### What is being asked:
Beneath this line sits some data. Return only its lines from the one holding "Emit a Python" through the one holding "2.40] + tail", inclusive, exactly, with the images removed.

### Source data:
# # # # #

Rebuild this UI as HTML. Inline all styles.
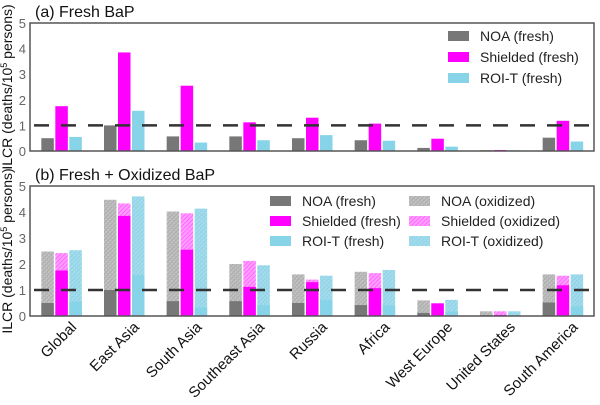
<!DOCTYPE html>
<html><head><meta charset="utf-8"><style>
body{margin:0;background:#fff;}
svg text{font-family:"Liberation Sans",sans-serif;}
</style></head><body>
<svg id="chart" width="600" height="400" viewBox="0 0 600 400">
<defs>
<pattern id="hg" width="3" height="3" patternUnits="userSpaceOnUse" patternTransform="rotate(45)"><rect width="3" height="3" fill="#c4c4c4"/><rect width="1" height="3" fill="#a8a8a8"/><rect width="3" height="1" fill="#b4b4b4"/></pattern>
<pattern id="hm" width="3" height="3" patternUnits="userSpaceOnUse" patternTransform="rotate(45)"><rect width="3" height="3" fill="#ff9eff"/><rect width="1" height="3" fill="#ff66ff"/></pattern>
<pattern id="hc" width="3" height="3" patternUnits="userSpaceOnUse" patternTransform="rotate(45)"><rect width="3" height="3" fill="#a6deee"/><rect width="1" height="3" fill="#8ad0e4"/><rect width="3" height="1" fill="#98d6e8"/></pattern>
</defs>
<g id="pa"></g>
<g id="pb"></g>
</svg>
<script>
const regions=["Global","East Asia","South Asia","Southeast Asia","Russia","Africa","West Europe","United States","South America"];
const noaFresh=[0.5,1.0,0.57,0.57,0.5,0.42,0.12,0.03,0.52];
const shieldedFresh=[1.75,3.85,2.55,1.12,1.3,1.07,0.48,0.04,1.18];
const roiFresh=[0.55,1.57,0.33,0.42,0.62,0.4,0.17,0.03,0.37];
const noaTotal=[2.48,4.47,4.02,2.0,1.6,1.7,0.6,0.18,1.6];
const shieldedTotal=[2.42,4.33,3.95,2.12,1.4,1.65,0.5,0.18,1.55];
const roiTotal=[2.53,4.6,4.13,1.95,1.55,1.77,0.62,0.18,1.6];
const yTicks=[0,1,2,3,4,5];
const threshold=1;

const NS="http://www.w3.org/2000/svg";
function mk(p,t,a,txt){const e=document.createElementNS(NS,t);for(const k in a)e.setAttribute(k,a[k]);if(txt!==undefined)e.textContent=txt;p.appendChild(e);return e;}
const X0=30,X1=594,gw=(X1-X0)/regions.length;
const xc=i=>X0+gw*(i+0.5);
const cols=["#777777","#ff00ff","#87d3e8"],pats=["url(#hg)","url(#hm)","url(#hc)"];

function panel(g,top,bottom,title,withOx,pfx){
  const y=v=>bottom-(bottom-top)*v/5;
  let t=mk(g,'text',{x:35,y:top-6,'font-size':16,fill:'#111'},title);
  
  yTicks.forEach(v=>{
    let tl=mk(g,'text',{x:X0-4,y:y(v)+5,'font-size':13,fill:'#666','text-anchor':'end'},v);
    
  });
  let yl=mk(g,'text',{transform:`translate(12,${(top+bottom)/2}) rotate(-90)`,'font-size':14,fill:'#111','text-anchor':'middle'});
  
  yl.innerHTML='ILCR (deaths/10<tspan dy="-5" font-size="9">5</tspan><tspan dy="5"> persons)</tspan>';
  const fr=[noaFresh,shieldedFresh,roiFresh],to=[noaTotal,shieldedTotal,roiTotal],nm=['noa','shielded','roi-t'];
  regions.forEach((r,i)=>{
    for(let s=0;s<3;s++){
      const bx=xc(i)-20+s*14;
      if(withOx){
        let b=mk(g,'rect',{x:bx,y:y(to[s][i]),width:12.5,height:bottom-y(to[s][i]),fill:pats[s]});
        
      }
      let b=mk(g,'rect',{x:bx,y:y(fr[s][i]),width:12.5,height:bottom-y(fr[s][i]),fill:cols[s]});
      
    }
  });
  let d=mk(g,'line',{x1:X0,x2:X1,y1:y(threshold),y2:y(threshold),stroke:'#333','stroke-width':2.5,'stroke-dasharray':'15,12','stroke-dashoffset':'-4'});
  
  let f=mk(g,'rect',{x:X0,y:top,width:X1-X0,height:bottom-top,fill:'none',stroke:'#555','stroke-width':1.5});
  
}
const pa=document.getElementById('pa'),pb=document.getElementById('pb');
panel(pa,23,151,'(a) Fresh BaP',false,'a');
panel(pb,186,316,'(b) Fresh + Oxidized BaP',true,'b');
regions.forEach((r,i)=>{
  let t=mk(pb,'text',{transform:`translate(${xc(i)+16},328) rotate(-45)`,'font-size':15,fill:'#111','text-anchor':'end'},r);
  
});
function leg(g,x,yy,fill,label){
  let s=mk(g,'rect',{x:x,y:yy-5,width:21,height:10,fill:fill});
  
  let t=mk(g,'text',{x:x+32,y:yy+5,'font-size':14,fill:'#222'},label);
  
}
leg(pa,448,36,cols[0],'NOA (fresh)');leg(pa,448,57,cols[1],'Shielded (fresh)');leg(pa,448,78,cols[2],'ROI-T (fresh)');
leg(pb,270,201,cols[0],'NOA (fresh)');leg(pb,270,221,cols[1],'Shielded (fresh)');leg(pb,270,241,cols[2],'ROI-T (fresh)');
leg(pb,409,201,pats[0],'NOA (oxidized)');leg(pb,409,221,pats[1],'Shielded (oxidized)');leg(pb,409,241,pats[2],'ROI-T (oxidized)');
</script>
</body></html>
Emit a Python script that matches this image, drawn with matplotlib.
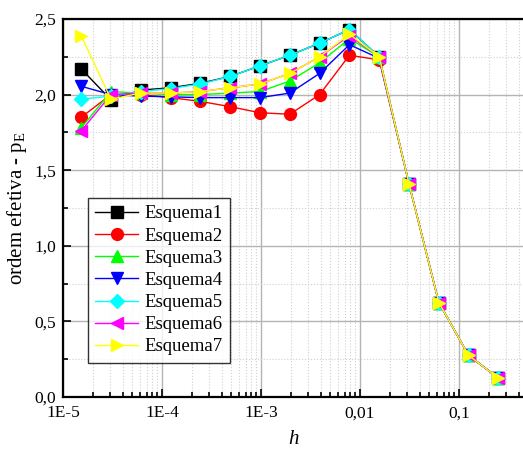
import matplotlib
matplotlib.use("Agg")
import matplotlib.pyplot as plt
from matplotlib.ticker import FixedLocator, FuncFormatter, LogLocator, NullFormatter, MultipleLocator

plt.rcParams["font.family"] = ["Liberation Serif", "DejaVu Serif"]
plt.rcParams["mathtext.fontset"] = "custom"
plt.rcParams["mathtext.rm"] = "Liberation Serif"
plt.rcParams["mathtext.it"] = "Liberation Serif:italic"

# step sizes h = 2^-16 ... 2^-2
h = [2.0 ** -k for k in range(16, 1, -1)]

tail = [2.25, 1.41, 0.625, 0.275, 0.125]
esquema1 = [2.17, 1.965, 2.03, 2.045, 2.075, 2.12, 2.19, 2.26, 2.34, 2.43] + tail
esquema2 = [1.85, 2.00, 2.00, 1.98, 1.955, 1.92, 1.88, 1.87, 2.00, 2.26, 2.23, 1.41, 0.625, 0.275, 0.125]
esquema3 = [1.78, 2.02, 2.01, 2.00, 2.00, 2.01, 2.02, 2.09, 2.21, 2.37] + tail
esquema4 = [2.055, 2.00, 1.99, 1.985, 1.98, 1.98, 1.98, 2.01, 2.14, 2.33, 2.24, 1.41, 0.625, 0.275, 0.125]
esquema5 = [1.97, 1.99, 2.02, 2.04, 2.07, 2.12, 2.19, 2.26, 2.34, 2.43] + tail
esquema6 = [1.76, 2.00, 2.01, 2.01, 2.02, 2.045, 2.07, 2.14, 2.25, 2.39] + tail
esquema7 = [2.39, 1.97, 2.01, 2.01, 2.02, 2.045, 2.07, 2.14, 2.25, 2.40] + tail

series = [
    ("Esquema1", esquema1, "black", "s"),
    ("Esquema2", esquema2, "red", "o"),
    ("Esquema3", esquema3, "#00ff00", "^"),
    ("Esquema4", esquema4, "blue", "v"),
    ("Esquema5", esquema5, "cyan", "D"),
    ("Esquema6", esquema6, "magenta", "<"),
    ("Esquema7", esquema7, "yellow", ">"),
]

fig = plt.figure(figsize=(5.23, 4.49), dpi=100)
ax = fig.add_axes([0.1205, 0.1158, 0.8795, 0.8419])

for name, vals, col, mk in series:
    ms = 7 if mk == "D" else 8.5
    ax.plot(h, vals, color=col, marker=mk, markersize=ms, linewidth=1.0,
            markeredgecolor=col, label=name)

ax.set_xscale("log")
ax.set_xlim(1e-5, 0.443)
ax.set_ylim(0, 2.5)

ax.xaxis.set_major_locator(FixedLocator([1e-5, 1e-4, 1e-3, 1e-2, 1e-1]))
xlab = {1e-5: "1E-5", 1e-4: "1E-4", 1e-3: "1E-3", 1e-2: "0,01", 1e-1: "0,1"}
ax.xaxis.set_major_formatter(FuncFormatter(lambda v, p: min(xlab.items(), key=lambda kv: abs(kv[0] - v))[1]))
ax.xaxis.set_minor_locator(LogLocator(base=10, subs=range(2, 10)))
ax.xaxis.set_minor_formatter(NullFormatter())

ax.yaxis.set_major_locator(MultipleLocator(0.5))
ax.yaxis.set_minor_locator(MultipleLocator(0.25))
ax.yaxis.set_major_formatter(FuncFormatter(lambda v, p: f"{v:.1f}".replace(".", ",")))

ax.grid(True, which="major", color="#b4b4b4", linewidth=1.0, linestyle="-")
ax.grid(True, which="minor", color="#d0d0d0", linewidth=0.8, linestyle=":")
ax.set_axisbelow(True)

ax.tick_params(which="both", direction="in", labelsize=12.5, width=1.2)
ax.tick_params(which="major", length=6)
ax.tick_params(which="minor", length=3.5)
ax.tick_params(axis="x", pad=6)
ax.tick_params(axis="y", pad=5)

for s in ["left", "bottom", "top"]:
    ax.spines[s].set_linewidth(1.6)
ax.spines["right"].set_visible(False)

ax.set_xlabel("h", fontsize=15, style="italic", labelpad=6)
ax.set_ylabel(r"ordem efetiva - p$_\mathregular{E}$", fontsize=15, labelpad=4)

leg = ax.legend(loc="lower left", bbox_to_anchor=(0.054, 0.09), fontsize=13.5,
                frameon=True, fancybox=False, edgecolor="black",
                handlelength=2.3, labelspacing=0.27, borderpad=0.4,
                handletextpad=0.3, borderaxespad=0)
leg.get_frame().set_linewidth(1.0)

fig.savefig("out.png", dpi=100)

# # # # #

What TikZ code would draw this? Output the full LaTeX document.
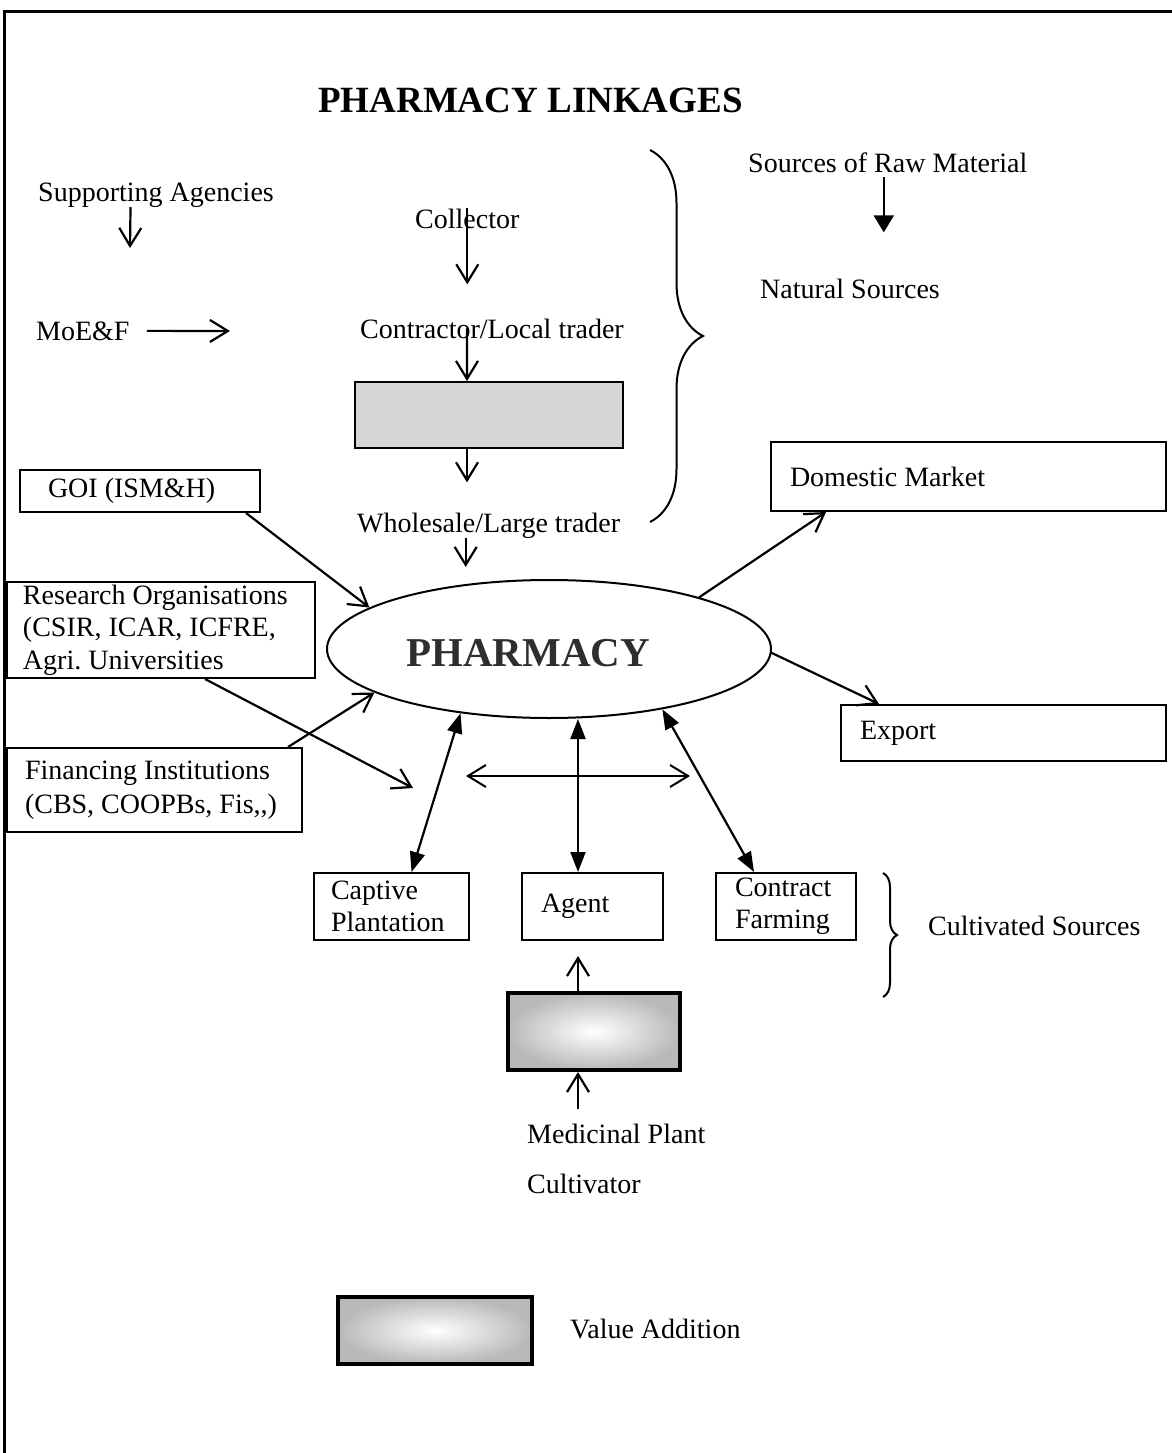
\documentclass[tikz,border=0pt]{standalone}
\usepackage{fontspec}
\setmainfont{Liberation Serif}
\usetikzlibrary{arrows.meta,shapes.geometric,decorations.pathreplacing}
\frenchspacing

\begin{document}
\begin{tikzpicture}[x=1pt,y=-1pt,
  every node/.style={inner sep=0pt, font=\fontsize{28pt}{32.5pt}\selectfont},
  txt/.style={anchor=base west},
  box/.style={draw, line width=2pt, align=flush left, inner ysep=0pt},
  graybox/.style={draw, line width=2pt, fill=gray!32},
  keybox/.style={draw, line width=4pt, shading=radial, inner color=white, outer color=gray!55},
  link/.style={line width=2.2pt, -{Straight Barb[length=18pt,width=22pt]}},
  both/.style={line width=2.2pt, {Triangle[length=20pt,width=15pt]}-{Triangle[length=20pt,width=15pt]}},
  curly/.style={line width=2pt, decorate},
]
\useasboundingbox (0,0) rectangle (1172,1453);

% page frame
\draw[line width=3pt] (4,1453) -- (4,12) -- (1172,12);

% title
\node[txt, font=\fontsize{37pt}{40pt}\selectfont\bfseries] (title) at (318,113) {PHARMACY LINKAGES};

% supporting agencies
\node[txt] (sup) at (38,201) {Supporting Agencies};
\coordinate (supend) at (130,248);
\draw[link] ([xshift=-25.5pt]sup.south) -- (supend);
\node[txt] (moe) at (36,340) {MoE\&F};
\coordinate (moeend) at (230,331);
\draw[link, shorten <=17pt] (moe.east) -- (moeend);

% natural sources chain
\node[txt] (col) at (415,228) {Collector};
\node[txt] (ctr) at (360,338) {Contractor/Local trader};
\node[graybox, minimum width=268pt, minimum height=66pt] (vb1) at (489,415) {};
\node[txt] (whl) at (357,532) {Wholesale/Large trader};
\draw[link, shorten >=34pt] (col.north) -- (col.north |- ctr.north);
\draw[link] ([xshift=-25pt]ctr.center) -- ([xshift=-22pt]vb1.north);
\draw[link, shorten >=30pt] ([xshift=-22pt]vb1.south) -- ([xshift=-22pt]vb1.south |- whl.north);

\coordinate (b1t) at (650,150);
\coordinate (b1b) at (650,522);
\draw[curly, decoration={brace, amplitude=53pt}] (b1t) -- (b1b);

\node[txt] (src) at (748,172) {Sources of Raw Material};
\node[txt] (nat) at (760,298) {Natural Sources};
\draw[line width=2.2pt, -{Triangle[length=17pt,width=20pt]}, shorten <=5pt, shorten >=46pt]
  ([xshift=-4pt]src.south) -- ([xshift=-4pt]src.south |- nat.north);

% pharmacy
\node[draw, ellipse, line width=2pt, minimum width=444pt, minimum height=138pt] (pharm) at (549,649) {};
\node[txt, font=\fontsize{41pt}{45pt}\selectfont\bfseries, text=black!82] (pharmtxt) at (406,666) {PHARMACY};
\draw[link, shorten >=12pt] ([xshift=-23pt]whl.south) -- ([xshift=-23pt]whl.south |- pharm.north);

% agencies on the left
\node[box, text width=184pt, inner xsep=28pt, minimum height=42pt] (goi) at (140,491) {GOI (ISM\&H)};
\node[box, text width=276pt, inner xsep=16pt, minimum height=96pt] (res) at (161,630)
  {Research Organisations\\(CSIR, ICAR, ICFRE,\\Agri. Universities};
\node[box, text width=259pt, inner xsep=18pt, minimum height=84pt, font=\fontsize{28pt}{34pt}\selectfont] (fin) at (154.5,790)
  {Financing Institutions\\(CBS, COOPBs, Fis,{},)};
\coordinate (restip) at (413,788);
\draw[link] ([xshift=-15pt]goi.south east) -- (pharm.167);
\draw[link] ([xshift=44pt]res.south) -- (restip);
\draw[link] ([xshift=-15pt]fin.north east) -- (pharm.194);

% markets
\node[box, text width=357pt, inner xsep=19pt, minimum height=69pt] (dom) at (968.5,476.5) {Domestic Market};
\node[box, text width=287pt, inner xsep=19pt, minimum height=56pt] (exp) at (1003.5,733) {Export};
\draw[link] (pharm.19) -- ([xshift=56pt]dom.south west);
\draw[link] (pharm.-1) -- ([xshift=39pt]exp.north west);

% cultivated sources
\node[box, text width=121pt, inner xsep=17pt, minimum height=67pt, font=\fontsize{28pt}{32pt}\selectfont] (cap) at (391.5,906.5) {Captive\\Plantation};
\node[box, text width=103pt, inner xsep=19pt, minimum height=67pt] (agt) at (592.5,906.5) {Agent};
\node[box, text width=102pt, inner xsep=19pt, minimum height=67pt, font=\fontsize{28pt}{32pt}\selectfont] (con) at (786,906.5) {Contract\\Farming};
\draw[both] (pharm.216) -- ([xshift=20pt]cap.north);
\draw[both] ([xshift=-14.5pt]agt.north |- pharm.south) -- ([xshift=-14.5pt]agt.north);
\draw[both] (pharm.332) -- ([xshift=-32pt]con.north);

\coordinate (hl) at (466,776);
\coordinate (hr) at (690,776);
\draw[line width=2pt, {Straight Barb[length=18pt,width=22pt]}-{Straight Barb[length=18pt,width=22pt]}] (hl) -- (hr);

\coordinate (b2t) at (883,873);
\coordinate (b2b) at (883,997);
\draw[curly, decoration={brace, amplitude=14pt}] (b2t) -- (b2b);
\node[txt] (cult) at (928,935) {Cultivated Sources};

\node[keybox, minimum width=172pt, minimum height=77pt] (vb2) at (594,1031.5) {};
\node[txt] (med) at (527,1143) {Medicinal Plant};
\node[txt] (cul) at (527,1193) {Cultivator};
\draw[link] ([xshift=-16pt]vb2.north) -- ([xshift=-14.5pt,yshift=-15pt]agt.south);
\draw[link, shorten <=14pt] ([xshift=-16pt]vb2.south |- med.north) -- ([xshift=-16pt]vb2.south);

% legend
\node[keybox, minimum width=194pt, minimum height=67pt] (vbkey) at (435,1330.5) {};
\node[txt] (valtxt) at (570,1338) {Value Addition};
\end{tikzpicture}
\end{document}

# # # # #

### Reply to the task:
Emit a Python script that matches this image, drawn with matplotlib.
import matplotlib
matplotlib.use("Agg")
import matplotlib.pyplot as plt
from matplotlib.ticker import FixedLocator, FuncFormatter, LogLocator, NullFormatter, MultipleLocator

plt.rcParams["font.family"] = ["Liberation Serif", "DejaVu Serif"]
plt.rcParams["mathtext.fontset"] = "custom"
plt.rcParams["mathtext.rm"] = "Liberation Serif"
plt.rcParams["mathtext.it"] = "Liberation Serif:italic"

# step sizes h = 2^-16 ... 2^-2
h = [2.0 ** -k for k in range(16, 1, -1)]

tail = [2.25, 1.41, 0.625, 0.275, 0.125]
esquema1 = [2.17, 1.965, 2.03, 2.045, 2.075, 2.12, 2.19, 2.26, 2.34, 2.43] + tail
esquema2 = [1.85, 2.00, 2.00, 1.98, 1.955, 1.92, 1.88, 1.87, 2.00, 2.26, 2.23, 1.41, 0.625, 0.275, 0.125]
esquema3 = [1.78, 2.02, 2.01, 2.00, 2.00, 2.01, 2.02, 2.09, 2.21, 2.37] + tail
esquema4 = [2.055, 2.00, 1.99, 1.985, 1.98, 1.98, 1.98, 2.01, 2.14, 2.33, 2.24, 1.41, 0.625, 0.275, 0.125]
esquema5 = [1.97, 1.99, 2.02, 2.04, 2.07, 2.12, 2.19, 2.26, 2.34, 2.43] + tail
esquema6 = [1.76, 2.00, 2.01, 2.01, 2.02, 2.045, 2.07, 2.14, 2.25, 2.39] + tail
esquema7 = [2.39, 1.97, 2.01, 2.01, 2.02, 2.045, 2.07, 2.14, 2.25, 2.40] + tail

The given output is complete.